Exercise objective
Collect every line below that contains the word "this".

Data supplied
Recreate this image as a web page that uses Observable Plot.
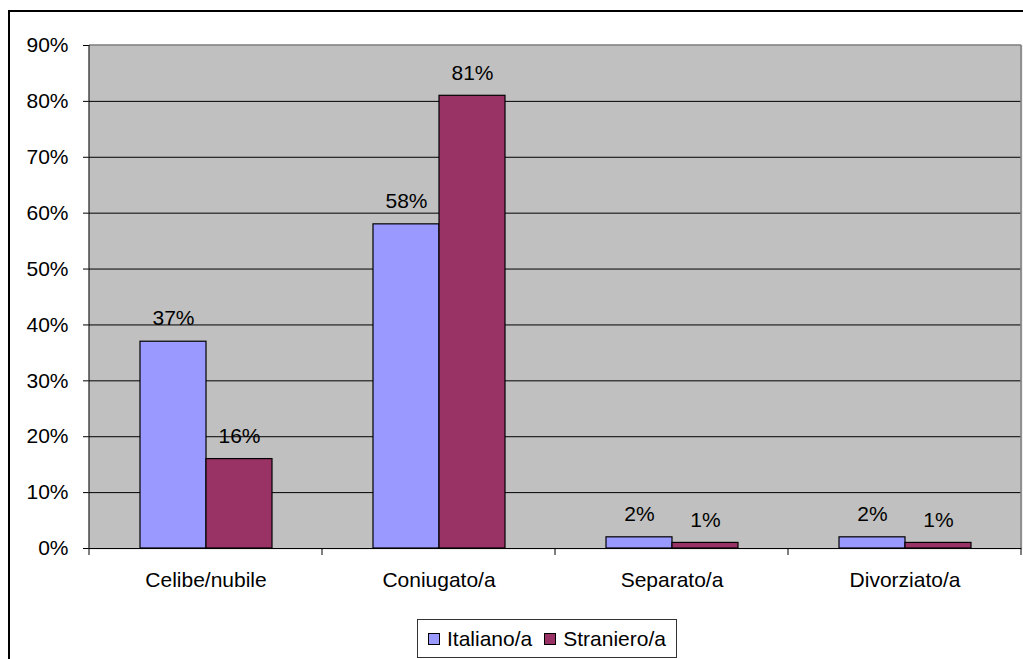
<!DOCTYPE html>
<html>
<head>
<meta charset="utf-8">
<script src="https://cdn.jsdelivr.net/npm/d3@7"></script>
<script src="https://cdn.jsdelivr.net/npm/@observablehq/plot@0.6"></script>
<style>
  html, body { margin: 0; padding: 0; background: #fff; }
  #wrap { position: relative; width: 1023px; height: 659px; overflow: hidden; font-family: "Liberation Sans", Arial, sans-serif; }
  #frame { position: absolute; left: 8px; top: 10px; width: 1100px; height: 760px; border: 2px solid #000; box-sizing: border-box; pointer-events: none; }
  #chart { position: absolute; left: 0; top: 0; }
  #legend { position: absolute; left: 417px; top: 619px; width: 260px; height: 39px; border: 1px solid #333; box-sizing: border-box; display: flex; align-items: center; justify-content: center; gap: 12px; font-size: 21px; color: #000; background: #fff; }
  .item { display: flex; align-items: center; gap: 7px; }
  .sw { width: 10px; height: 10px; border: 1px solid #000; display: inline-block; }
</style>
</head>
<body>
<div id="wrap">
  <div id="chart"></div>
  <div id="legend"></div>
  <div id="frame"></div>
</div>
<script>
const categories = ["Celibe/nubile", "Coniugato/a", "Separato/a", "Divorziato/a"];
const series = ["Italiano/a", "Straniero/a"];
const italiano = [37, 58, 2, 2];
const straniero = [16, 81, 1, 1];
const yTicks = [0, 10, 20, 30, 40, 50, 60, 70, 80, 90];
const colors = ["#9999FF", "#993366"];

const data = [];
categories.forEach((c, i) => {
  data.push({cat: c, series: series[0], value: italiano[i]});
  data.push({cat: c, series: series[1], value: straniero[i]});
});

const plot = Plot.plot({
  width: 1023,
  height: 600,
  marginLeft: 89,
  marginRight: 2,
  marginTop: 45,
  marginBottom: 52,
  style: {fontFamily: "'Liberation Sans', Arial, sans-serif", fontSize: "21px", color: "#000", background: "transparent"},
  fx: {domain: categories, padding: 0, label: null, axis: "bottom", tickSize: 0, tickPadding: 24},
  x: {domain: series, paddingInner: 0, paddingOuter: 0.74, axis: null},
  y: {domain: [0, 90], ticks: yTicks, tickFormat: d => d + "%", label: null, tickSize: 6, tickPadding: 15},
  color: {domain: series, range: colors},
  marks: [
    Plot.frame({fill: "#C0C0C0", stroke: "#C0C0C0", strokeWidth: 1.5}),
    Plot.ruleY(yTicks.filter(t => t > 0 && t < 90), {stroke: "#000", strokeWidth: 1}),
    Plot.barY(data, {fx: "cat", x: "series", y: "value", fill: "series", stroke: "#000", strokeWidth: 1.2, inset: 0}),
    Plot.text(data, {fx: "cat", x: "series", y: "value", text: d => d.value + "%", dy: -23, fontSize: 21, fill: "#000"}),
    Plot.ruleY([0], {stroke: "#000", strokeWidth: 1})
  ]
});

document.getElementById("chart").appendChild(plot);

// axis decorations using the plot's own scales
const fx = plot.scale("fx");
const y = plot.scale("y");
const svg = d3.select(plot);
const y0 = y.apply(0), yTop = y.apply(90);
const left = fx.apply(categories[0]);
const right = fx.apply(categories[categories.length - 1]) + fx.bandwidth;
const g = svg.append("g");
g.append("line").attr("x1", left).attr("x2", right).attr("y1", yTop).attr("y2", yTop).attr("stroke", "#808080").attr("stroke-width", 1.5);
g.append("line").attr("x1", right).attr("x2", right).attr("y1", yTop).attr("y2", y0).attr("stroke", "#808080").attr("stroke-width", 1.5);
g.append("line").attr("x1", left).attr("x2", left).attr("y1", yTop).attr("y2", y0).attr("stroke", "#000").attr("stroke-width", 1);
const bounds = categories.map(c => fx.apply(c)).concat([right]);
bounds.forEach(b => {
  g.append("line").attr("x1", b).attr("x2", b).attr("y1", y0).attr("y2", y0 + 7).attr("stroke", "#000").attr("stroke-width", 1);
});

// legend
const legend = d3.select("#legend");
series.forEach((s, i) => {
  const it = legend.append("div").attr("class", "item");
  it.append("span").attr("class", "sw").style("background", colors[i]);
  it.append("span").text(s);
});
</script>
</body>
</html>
---
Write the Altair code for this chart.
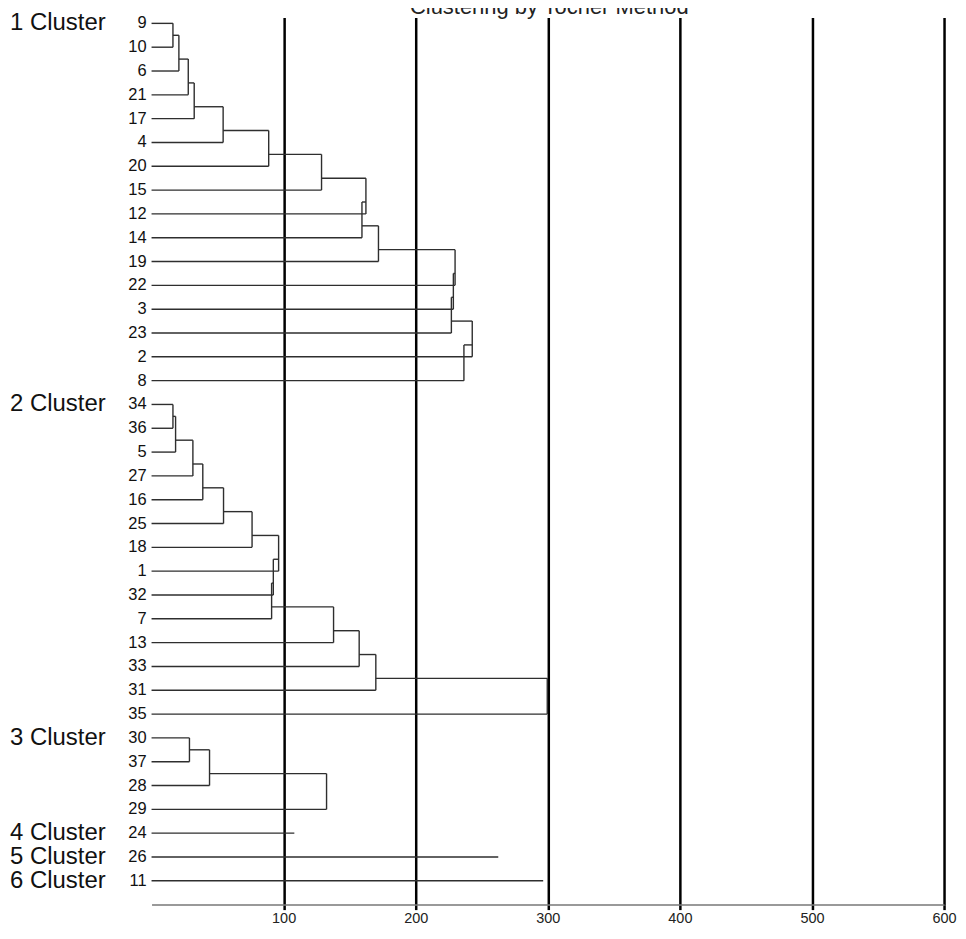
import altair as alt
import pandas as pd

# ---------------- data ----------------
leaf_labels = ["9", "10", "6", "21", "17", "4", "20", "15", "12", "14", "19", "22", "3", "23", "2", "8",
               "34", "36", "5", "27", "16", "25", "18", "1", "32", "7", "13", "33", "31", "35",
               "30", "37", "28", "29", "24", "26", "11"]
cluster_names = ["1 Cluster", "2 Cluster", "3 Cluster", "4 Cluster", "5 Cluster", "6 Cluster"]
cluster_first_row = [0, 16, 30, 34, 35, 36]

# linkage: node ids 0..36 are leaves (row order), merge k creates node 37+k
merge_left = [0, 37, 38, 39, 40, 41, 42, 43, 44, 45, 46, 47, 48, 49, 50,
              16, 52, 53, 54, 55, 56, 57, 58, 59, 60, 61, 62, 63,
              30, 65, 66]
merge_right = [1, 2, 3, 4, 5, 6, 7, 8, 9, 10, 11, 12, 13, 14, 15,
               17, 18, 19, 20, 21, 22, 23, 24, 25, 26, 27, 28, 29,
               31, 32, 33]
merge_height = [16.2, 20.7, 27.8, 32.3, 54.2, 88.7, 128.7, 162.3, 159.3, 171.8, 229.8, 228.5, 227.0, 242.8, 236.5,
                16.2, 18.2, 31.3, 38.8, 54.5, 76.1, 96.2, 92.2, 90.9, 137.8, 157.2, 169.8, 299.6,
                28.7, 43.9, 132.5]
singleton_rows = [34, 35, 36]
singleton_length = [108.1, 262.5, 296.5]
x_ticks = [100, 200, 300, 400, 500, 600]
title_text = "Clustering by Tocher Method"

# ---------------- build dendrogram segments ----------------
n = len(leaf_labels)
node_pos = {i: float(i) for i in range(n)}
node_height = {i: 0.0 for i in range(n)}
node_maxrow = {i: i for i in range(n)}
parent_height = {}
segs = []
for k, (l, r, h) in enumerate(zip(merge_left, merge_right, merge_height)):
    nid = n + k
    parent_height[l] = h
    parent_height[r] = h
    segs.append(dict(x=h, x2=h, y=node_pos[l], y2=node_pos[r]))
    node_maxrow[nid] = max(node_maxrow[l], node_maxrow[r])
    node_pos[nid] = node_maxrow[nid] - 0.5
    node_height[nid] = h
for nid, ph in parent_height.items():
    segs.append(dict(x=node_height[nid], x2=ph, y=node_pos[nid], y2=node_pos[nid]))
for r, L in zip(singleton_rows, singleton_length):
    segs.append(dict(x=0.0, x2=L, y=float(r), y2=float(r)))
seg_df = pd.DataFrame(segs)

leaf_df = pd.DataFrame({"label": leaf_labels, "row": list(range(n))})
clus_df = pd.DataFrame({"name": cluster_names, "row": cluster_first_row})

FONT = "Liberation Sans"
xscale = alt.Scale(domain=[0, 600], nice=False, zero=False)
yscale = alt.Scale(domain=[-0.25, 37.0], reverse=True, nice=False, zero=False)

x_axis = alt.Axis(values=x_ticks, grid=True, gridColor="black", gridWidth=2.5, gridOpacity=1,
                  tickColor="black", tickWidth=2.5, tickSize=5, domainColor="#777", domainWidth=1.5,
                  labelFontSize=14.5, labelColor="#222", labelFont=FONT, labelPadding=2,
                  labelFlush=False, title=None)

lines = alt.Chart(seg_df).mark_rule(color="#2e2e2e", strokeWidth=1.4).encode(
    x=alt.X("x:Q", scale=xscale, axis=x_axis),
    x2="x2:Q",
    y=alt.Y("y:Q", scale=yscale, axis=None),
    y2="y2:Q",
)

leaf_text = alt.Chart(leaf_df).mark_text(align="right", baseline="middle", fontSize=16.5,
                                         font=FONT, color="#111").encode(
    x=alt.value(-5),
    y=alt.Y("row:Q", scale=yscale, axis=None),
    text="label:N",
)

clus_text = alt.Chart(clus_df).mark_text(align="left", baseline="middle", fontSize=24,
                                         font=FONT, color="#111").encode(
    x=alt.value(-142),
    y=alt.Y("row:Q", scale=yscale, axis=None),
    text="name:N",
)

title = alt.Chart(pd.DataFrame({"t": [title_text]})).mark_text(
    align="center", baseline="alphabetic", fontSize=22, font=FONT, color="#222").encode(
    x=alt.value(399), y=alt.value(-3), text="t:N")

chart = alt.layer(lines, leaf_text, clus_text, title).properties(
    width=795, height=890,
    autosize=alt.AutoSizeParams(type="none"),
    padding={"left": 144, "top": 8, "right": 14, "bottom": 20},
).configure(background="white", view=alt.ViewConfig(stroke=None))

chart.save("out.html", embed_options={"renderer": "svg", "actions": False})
* * *
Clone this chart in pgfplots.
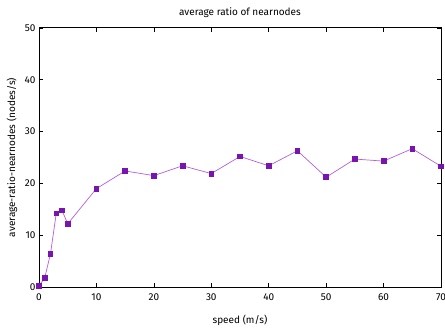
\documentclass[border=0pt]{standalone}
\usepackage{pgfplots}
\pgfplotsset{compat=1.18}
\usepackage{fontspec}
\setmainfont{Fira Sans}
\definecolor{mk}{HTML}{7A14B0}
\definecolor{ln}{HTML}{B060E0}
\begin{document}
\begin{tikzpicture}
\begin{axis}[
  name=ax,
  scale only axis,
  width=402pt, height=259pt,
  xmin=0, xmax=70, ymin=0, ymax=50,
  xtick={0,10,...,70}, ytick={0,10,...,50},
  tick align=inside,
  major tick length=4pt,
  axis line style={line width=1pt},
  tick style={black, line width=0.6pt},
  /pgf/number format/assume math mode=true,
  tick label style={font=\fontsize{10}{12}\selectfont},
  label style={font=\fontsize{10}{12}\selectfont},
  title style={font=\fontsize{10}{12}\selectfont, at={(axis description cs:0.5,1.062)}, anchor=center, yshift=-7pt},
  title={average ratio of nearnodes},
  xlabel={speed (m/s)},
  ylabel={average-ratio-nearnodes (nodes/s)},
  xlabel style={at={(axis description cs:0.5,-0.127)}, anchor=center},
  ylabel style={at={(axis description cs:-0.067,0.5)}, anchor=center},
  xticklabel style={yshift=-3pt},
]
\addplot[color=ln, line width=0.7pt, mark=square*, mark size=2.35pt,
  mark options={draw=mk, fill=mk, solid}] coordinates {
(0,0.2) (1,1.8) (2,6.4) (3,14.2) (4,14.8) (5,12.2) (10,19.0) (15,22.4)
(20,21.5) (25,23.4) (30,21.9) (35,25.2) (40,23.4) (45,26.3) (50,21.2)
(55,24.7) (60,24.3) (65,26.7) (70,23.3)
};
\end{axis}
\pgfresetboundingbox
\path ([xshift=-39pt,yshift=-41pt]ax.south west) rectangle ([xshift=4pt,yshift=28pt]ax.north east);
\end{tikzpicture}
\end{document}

The solution
Recreate this image as a web page that uses Observable Plot.
Write the Altair code for this chart.
Clone this chart in pgfplots.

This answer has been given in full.